SELECT StartPosition = EndPosition + 1

, EndPosition = CONVERT(INT, CHARINDEX(@pDelimiter,

@pString COLLATE Latin1_General_BIN,

EndPosition + 1))

FROM cteSplit

WHERE EndPosition > 0

)

SELECT [ItemNumber] = ROW_NUMBER() OVER ( ORDER BY StartPosition )

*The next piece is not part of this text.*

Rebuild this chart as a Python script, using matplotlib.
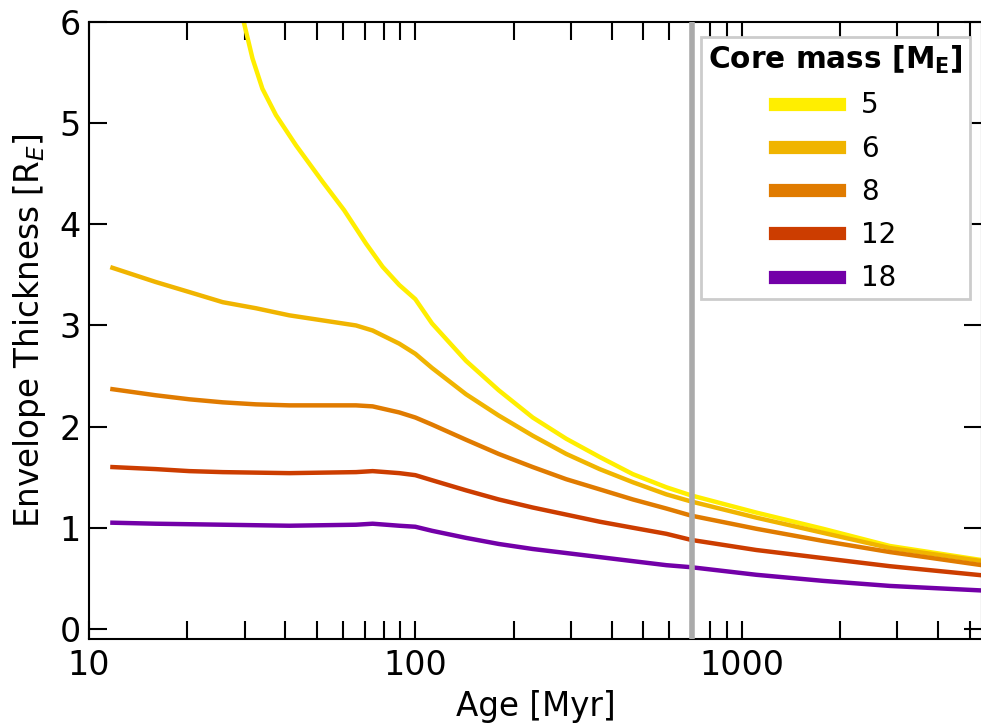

, SUBSTRING(@pString, StartPosition,

CASE EndPosition

WHEN 0 THEN CONVERT(INT, LEN(@pString)) + 1

ELSE EndPosition - StartPosition

END) ItemValue

FROM cteSplit

GO

IF OBJECT_ID(N'dbo.Split_XML_Solution_By_Oleg', N'TF') IS NOT NULL

DROP FUNCTION dbo.Split_XML_Solution_By_Oleg

GO

--Create Split_XML function VARCHAR(MAX) version

SET QUOTED_IDENTIFIER ON

SET ANSI_NULLS ON

GO

CREATE FUNCTION dbo.Split_XML_Solution_By_Oleg

(

@Parameter VARCHAR(MAX)

,@Delimiter VARCHAR(1)

)

RETURNS @Result TABLE

(

ItemNumber INT

,ItemValue VARCHAR(MAX)

)

AS

BEGIN

DECLARE @XML XML ;

SET @Parameter = ( SELECT @Parameter

FOR XML PATH('')

) ;

SELECT @XML = '<r>' + REPLACE(@Parameter,@Delimiter, '</r><r>') + '</r>' ;

INSERT INTO @Result

(

ItemNumber

,ItemValue

)

SELECT ROW_NUMBER() OVER ( ORDER BY ( SELECT NULL) ) AS ItemNumber

, Item.value('text()[1]', 'VARCHAR(MAX)') AS ItemValue

FROM @XML.nodes('//r') R ( Item ) ;

RETURN ;

END ;

GO

PRINT '/*====== dbo.Split_RCTE ==================================*/'

DBCC FREEPROCCACHE WITH NO_INFOMSGS

SET STATISTICS TIME ON

DECLARE @ItemNumber BIGINT

, @Item VARCHAR(MAX) ;

SELECT @ItemNumber = V.ItemNumber

, @Item = V.ItemValue

FROM dbo.CsvTest D

CROSS APPLY dbo.Split_RCTE(D.Csv, ',') V

OPTION ( MAXRECURSION 0 )

SET STATISTICS TIME OFF

PRINT '/*========================================================*/'

PRINT CHAR(10) + CHAR(13)

GO

PRINT '/*====== dbo.Split_XML ===================================*/'

DBCC FREEPROCCACHE WITH NO_INFOMSGS

SET STATISTICS TIME ON

DECLARE @ItemNumber BIGINT

, @Item VARCHAR(MAX) ;

SELECT @ItemNumber = V.ItemNumber

, @Item = V.ItemValue

FROM dbo.CsvTest D

CROSS APPLY dbo.Split_XML_Solution_By_Oleg(D.Csv, ',') V

SET STATISTICS TIME OFF

PRINT '/*========================================================*/'

PRINT CHAR(10) + CHAR(13)

GO

As always, everyone's mileage may differ.

peter-757102 SSCertifiable Points: 6877 More actions · Answer 15

Too bad (for me) this new round cames at a bad time as I will be too bussy this week to particpate in this round of challenges.

As for bad performance with some implementations, please try to bench with option( maxdop 1) too as there exists a bug in SQL Server 2008 and later that can (unpredictably) cause extreme slowdowns when parallel plans are used. We would not want to see results tainted by this of course.